Thursday evening traffic jams in some parts of Greater Cincinnati are as bad as the Friday rush out of town.
Traffic counters don't keep numbers that compare how many cars and trucks are on the roadway on a given day.
But drivers who sit in the traffic and people who watch Cincinnati traffic patterns have seen volumes increase on Thursday nights since school let out for the summer.
Everybody is trying to sneak out early, said John Phillips, who has been delivering radio traffic reports from the air for two decades. It seems to be a trend over the past few years.
There's extra traffic on already-crowded Interstate 71 at Fields Ertel Road.
More drivers are making the loop around I-471 to I-275.
And the worst of them all on Thursday nights: southbound I-75 toward the Brent Spence Bridge.
Whether it's Cincinnatians trying to duck out early for a vacation or out-of-towners passing through on the main north-south artery, traffic on southbound I-75 often comes to a halt from the Ohio River north to Hopple Street on Thursday nights.
On a really bad day, it backs up to the I-74 interchange.
They are barely moving, said ARTIMIS operations supervisor Linda Roll, who monitors Greater Cincinnati's rush-hour traffic.

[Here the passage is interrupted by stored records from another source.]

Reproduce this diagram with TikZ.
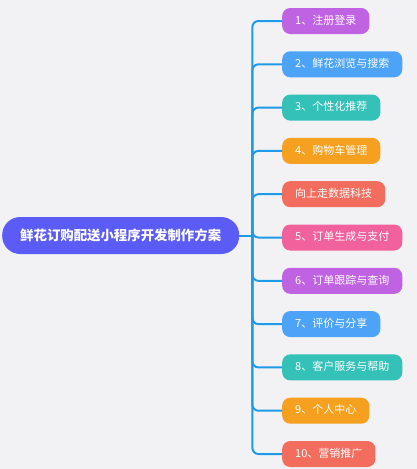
\documentclass[tikz,border=0pt]{standalone}
\usepackage{fontspec}
\usetikzlibrary{positioning}
\newfontfamily\cjk{Noto Sans CJK SC}

\definecolor{bgc}{HTML}{F2F2F5}
\definecolor{rootc}{HTML}{5B5BF6}
\definecolor{linec}{HTML}{1E9BE8}
\definecolor{purplec}{HTML}{BF63E3}
\definecolor{bluec}{HTML}{4DA3F7}
\definecolor{tealc}{HTML}{33C1B8}
\definecolor{orangec}{HTML}{F5A01E}
\definecolor{redc}{HTML}{F26D5D}
\definecolor{pinkc}{HTML}{F1619B}

\tikzset{
  rootbox/.style={rounded corners=18pt, fill=rootc, text=white,
    minimum width=237pt, minimum height=37pt, inner sep=0pt,
    font=\cjk\bfseries\fontsize{13.4pt}{14pt}\selectfont},
  leaf/.style={rounded corners=8pt, text=white, minimum height=26pt,
    inner xsep=13pt, inner ysep=0pt, text height=8.5pt, text depth=2pt,
    font=\cjk\fontsize{11pt}{12pt}\selectfont},
  branch/.style={draw=linec, line width=2pt, rounded corners=6pt}
}

\begin{document}
\begin{tikzpicture}
  \useasboundingbox[fill=bgc] (0pt,0pt) rectangle (417pt,-469pt);

  \node[rootbox, anchor=west] (root) at (2pt,-235.5pt) {鲜花订购配送小程序开发制作方案};

  % branches
  \node[leaf, fill=purplec, anchor=west] (login) at (282pt,-21pt) {1、注册登录};
  \node[leaf, fill=bluec, below=16.9pt of login.south west, anchor=north west] (browse) {2、鲜花浏览与搜索};
  \node[leaf, fill=tealc, below=16.9pt of browse.south west, anchor=north west] (recom) {3、个性化推荐};
  \node[leaf, fill=orangec, below=16.9pt of recom.south west, anchor=north west] (cart) {4、购物车管理};
  \node[leaf, fill=redc, below=16.9pt of cart.south west, anchor=north west] (brand) {向上走数据科技};
  \node[leaf, fill=pinkc, below=16.9pt of brand.south west, anchor=north west] (order) {5、订单生成与支付};
  \node[leaf, fill=purplec, below=16.9pt of order.south west, anchor=north west] (track) {6、订单跟踪与查询};
  \node[leaf, fill=bluec, below=16.9pt of track.south west, anchor=north west] (review) {7、评价与分享};
  \node[leaf, fill=tealc, below=16.9pt of review.south west, anchor=north west] (service) {8、客户服务与帮助};
  \node[leaf, fill=orangec, below=16.9pt of service.south west, anchor=north west] (center) {9、个人中心};
  \node[leaf, fill=redc, below=16.9pt of center.south west, anchor=north west] (promo) {10、营销推广};

  % connectors
  \coordinate[right=13pt of root.east] (trunk);
  \draw[branch] (root.east) -- (trunk);
  \foreach \n in {login,browse,recom,cart,brand,order,track,review,service,center,promo}
    \draw[branch] (trunk) |- (\n.west);
\end{tikzpicture}
\end{document}
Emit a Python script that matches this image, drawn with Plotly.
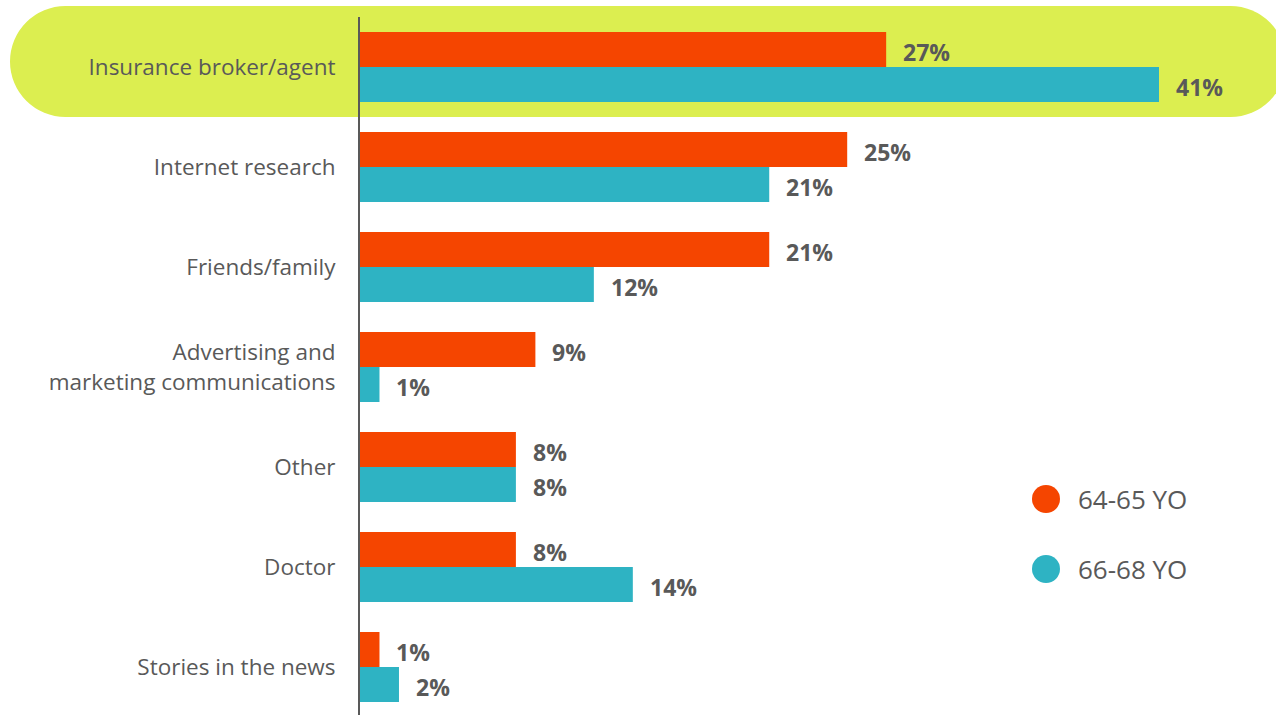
import plotly.graph_objects as go

categories = ["Insurance broker/agent", "Internet research", "Friends/family",
              "Advertising and<br>marketing communications", "Other", "Doctor",
              "Stories in the news"]
series_names = ["64-65 YO", "66-68 YO"]
values_6465 = [27, 25, 21, 9, 8, 8, 1]
values_6668 = [41, 21, 12, 1, 8, 14, 2]
colors = ["#F54500", "#2EB3C3"]

W, H = 1276, 715
ML, MT, MB = 360, 17, 0
MR = W - 1257
PW, PH = W - ML - MR, H - MT - MB

def px_x(px):
    return (px - ML) / PW

def px_y(py):
    return 1 - (py - MT) / PH

fig = go.Figure()
for name, vals, col in zip(series_names, [values_6465, values_6668], colors):
    fig.add_trace(go.Bar(y=categories, x=vals, orientation="h", name=name,
                         marker=dict(color=col, line=dict(width=0)),
                         showlegend=False, hoverinfo="x+y"))

ann = []
for vals, shift in [(values_6465, 15.5), (values_6668, -19.5)]:
    for c, v in zip(categories, vals):
        ann.append(dict(x=v, y=c, xref="x", yref="y", text=f"<b>{v}%</b>",
                        showarrow=False, xanchor="left", yanchor="middle",
                        xshift=15, yshift=shift,
                        font=dict(family="Open Sans", size=23, color="#595959")))

shapes = []
hl = "#DCEE50"
top, bot = 6, 117
r = (bot - top) / 2
left, right = 10, 1286
shapes.append(dict(type="circle", xref="paper", yref="paper", layer="below",
                   x0=px_x(left), x1=px_x(left + 2 * r), y0=px_y(bot), y1=px_y(top),
                   fillcolor=hl, line=dict(width=0)))
shapes.append(dict(type="circle", xref="paper", yref="paper", layer="below",
                   x0=px_x(right - 2 * r), x1=px_x(right), y0=px_y(bot), y1=px_y(top),
                   fillcolor=hl, line=dict(width=0)))
shapes.append(dict(type="rect", xref="paper", yref="paper", layer="below",
                   x0=px_x(left + r), x1=px_x(right - r), y0=px_y(bot), y1=px_y(top),
                   fillcolor=hl, line=dict(width=0)))

for i, (name, col) in enumerate(zip(series_names, colors)):
    cy = 499 + 70 * i
    cx = 1046
    shapes.append(dict(type="circle", xref="paper", yref="paper",
                       x0=px_x(cx - 14), x1=px_x(cx + 14), y0=px_y(cy + 14), y1=px_y(cy - 14),
                       fillcolor=col, line=dict(width=0)))
    ann.append(dict(x=px_x(1076), y=px_y(cy), xref="paper", yref="paper", text=name,
                    showarrow=False, xanchor="left", yanchor="middle",
                    font=dict(family="Open Sans", size=26, color="#595959")))

fig.update_layout(
    width=W, height=H,
    margin=dict(l=ML, r=MR, t=MT, b=MB, pad=0),
    paper_bgcolor="white", plot_bgcolor="rgba(0,0,0,0)",
    barmode="group", bargap=0.3, bargroupgap=0,
    annotations=ann, shapes=shapes,
    xaxis=dict(range=[0, 41 * PW / 799], visible=False, fixedrange=True),
    yaxis=dict(categoryorder="array", categoryarray=categories,
               range=[-0.5 + PH / 100, -0.5], showline=True, linecolor="#595959", linewidth=2,
               ticks="", showgrid=False, zeroline=False, ticklabelstandoff=18,
               fixedrange=True,
               tickfont=dict(family="Open Sans", size=22.5, color="#595959")),
    font=dict(family="Open Sans", color="#595959"),
)

fig.write_html("out.html",
               config={"displayModeBar": False},
               post_script="document.body.style.margin='0';document.body.style.overflow='hidden';")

We've clocked it. Some of them take 30 minutes to get from Hopple Street to the river. That's normally a four-minute drive.
Traffic on that stretch of I-75 has gotten worse since westbound Fort Washington Way shut down earlier this year, forcing those cars to find an alternate route.
When traffic is bad, Wally Whalen, who commutes down I-75 from his job in Woodlawn to his Florence home, usually bails out with a few shortcuts that he's learned over the 23 years that he's done the commute.
But even the shortcuts are getting backed up on some nights, he said.